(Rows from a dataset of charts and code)
## Start
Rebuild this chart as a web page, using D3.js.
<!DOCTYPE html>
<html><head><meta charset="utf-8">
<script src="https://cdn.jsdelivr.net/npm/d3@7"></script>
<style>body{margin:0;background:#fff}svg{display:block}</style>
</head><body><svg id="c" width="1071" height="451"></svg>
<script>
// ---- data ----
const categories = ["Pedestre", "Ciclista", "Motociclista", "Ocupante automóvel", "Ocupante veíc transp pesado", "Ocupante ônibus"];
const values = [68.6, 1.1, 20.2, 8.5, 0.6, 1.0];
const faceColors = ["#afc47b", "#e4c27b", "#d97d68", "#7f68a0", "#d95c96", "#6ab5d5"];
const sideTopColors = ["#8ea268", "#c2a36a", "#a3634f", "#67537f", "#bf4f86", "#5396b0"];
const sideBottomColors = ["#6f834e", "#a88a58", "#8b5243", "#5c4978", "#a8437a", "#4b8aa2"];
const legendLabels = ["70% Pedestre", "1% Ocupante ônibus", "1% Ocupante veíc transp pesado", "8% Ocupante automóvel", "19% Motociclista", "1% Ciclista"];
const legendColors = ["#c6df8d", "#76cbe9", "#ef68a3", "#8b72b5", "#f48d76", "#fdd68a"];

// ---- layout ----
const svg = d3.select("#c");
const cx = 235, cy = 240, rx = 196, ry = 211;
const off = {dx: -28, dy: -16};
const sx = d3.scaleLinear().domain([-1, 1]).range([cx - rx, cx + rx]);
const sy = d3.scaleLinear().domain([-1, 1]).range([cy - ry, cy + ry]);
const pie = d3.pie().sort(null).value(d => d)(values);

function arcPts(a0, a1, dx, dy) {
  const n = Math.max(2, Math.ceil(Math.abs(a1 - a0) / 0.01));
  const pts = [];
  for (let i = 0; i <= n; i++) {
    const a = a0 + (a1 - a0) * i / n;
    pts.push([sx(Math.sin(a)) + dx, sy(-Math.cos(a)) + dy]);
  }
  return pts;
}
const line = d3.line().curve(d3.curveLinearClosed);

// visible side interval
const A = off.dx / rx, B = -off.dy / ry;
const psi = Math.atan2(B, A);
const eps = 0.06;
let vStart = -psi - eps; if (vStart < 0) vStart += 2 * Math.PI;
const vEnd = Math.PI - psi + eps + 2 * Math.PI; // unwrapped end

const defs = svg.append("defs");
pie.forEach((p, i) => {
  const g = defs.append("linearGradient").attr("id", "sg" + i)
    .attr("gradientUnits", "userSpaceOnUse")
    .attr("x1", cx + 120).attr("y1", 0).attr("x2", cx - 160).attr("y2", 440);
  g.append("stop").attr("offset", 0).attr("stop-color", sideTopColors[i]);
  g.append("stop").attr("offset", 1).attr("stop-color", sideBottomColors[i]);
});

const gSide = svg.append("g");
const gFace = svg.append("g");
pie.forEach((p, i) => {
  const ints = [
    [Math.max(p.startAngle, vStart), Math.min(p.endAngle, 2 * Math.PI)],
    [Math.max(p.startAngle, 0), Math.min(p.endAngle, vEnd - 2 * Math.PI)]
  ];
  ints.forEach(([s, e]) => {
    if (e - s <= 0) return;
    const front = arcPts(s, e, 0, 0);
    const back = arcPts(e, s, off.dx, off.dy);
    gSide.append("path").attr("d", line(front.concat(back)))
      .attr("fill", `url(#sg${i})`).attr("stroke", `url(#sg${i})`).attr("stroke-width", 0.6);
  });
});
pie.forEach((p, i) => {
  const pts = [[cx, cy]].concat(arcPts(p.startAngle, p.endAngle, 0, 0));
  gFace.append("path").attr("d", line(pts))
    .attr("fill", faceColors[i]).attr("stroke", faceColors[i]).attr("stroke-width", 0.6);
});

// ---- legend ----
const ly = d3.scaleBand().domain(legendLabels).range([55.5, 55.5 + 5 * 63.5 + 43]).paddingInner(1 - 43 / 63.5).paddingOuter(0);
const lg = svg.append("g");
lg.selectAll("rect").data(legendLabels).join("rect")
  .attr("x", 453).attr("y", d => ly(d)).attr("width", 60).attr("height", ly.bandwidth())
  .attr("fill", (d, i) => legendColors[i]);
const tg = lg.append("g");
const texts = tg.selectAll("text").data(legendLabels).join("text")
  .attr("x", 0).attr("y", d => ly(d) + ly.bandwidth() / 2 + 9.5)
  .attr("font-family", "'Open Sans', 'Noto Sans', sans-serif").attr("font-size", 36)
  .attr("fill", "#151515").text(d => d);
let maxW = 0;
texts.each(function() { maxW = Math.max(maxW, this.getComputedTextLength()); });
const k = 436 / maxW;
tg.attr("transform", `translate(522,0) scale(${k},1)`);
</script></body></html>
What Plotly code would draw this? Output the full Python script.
## End
## Start
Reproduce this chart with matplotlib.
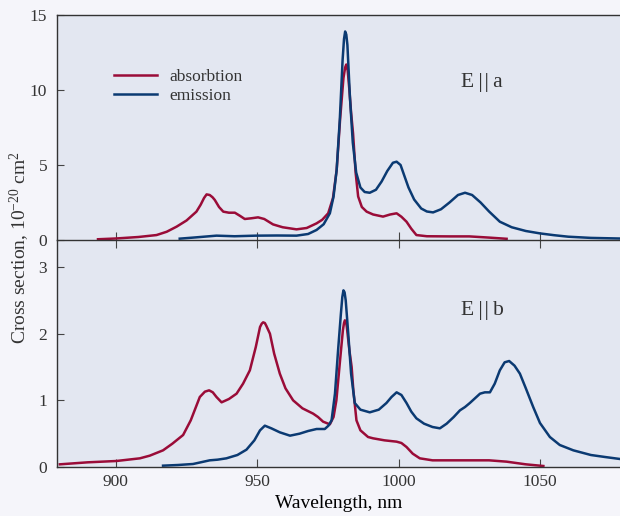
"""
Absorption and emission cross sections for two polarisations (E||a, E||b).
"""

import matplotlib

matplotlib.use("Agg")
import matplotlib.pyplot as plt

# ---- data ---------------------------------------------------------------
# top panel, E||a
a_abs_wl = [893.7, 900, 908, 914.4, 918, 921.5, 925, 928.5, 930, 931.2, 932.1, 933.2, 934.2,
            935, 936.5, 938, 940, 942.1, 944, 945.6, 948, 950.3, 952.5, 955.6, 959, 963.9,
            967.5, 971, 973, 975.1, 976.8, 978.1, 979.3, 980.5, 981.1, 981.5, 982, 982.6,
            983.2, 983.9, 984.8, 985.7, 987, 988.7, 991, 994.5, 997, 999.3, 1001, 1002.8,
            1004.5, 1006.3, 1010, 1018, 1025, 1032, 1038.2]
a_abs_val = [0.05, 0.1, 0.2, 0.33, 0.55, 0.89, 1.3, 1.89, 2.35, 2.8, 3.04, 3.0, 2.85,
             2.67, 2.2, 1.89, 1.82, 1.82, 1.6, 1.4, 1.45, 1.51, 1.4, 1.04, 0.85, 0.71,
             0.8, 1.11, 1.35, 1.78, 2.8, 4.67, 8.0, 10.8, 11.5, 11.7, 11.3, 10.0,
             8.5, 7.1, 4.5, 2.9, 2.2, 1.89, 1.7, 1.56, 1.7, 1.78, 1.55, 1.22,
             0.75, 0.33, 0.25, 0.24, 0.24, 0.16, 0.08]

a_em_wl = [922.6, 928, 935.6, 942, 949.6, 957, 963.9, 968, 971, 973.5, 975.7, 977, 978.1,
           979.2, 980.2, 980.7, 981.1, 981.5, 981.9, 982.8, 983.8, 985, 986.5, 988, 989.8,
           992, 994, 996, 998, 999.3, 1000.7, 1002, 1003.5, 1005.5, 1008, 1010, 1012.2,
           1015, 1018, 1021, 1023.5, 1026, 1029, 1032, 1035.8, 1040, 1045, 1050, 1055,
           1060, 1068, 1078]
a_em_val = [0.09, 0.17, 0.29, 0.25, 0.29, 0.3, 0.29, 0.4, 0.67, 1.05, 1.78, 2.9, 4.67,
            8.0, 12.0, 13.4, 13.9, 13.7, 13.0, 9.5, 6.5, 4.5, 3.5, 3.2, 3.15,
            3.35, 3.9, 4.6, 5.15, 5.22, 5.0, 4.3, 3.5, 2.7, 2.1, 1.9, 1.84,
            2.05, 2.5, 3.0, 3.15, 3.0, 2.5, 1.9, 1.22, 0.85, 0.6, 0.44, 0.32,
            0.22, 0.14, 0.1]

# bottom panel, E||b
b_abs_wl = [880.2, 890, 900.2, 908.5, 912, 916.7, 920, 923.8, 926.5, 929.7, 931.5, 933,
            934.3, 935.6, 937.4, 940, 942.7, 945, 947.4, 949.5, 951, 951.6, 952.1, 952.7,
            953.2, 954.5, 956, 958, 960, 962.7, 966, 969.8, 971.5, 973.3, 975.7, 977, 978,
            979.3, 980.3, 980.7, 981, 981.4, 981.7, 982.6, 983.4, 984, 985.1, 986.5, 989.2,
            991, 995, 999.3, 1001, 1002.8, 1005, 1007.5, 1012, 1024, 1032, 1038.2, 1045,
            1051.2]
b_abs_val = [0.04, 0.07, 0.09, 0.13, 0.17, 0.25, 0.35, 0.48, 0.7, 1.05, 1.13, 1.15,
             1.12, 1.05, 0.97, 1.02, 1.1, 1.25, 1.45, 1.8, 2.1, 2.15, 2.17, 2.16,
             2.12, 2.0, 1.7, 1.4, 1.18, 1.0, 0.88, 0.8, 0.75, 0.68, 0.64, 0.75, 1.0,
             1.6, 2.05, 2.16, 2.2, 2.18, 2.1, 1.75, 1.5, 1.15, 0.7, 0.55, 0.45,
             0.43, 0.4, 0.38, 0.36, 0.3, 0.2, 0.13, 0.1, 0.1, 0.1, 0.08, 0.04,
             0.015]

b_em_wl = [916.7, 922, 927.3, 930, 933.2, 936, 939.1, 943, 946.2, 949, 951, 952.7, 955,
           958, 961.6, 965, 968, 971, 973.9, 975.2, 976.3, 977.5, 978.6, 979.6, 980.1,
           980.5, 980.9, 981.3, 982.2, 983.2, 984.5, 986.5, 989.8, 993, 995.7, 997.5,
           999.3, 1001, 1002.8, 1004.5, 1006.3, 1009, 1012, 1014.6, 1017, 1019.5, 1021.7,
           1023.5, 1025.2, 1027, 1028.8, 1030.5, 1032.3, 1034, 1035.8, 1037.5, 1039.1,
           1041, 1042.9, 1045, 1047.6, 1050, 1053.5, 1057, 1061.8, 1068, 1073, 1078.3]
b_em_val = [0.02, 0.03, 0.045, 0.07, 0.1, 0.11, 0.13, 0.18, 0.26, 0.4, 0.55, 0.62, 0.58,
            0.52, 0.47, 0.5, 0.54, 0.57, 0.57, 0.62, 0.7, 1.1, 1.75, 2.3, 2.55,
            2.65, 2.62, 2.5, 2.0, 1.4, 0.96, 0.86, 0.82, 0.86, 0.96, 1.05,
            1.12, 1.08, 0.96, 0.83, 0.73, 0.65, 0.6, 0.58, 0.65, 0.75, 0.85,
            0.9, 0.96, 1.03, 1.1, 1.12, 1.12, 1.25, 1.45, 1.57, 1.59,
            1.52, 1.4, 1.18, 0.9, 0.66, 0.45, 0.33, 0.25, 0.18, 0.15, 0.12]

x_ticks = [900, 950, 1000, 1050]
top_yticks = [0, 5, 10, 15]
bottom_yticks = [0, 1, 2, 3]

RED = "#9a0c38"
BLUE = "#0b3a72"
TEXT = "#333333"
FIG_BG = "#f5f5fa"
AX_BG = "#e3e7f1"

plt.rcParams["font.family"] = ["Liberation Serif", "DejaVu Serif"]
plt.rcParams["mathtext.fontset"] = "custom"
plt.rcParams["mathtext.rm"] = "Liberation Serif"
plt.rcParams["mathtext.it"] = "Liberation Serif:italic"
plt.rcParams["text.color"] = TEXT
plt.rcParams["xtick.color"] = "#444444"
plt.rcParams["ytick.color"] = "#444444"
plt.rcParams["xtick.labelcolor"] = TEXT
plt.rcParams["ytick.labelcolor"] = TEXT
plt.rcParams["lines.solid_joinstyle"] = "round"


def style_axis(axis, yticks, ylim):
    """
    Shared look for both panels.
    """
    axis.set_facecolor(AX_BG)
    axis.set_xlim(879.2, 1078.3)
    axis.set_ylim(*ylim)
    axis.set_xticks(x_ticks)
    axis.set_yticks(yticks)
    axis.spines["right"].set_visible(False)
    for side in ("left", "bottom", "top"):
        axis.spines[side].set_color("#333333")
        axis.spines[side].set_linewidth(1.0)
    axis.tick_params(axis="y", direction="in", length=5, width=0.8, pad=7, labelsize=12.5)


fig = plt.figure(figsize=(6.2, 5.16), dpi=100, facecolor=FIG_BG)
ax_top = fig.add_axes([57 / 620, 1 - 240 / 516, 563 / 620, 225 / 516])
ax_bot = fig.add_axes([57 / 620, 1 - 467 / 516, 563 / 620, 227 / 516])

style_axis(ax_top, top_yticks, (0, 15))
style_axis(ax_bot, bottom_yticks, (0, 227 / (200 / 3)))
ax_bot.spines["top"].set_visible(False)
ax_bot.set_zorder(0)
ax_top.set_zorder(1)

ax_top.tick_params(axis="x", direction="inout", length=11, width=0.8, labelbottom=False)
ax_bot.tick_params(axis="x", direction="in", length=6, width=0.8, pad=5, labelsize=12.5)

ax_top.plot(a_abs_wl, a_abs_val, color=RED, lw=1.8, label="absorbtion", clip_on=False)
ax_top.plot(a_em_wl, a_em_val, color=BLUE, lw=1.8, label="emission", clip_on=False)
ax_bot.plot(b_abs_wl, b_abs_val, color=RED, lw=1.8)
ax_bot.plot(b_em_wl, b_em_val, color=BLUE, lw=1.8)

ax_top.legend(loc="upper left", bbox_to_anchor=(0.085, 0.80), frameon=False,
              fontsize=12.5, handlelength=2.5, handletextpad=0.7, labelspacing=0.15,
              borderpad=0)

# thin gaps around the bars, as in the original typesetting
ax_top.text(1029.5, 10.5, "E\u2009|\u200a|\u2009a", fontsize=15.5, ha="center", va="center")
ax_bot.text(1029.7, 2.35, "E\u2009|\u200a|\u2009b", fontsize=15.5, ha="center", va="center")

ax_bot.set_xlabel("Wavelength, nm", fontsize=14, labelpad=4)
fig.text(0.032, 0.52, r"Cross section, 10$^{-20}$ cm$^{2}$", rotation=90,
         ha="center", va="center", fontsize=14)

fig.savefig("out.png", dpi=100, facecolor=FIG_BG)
## End
## Start
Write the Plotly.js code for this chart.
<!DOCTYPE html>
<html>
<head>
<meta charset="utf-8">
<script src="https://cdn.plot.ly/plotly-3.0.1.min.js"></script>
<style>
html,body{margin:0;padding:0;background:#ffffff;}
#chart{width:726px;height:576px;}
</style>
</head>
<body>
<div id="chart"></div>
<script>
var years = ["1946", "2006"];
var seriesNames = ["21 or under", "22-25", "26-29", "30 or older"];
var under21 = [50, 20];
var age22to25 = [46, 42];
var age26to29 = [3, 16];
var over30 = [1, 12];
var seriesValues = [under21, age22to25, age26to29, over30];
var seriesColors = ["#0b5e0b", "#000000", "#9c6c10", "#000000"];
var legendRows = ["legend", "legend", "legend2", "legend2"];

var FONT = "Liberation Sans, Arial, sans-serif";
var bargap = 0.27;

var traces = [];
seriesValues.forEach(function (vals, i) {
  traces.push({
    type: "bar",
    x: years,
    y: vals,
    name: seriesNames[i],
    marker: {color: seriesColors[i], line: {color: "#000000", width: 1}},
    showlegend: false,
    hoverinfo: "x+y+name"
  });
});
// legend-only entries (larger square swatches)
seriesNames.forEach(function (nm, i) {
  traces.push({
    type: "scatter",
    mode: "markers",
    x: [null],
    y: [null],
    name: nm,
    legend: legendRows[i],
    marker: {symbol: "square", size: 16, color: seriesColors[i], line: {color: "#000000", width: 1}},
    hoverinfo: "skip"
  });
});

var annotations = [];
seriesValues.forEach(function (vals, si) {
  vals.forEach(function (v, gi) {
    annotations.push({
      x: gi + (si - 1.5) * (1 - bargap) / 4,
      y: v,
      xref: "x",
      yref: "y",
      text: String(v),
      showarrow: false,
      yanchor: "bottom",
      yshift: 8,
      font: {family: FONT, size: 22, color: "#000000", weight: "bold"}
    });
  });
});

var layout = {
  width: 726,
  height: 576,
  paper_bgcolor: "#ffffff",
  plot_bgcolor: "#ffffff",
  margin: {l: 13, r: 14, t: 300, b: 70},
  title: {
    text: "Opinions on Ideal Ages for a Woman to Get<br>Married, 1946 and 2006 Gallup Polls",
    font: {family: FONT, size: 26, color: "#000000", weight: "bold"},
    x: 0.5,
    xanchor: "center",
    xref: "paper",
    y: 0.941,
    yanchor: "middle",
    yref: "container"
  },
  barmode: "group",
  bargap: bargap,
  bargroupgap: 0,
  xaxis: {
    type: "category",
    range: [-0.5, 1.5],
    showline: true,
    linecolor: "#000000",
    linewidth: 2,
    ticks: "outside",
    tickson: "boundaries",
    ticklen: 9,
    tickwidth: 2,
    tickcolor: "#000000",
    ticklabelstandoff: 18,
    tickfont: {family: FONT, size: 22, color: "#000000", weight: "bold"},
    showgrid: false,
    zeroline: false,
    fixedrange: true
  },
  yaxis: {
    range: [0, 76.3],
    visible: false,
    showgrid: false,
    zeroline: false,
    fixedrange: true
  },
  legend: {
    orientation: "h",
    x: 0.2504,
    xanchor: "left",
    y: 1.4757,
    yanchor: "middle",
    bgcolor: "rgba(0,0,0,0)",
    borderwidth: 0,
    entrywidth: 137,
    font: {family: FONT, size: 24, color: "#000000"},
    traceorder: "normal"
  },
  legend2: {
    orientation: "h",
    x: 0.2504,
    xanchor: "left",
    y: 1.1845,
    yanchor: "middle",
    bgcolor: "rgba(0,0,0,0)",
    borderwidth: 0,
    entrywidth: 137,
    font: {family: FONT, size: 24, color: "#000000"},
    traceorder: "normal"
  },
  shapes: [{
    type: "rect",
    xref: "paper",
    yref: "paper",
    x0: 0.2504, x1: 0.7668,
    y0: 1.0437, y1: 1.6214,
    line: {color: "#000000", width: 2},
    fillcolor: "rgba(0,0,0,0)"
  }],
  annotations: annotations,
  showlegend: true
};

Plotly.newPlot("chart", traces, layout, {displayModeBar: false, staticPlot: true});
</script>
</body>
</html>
## End
• **Exercise**:
From the line with "Reproduce this chart with matplotlib." to the line with "import matplotlib.pyplot as plt", set down those lines word for word and only those, counting both ends. Pictures stay out of the copy.

• **Exercise solution**:
Reproduce this chart with matplotlib.
"""
Absorption and emission cross sections for two polarisations (E||a, E||b).
"""

import matplotlib

matplotlib.use("Agg")
import matplotlib.pyplot as plt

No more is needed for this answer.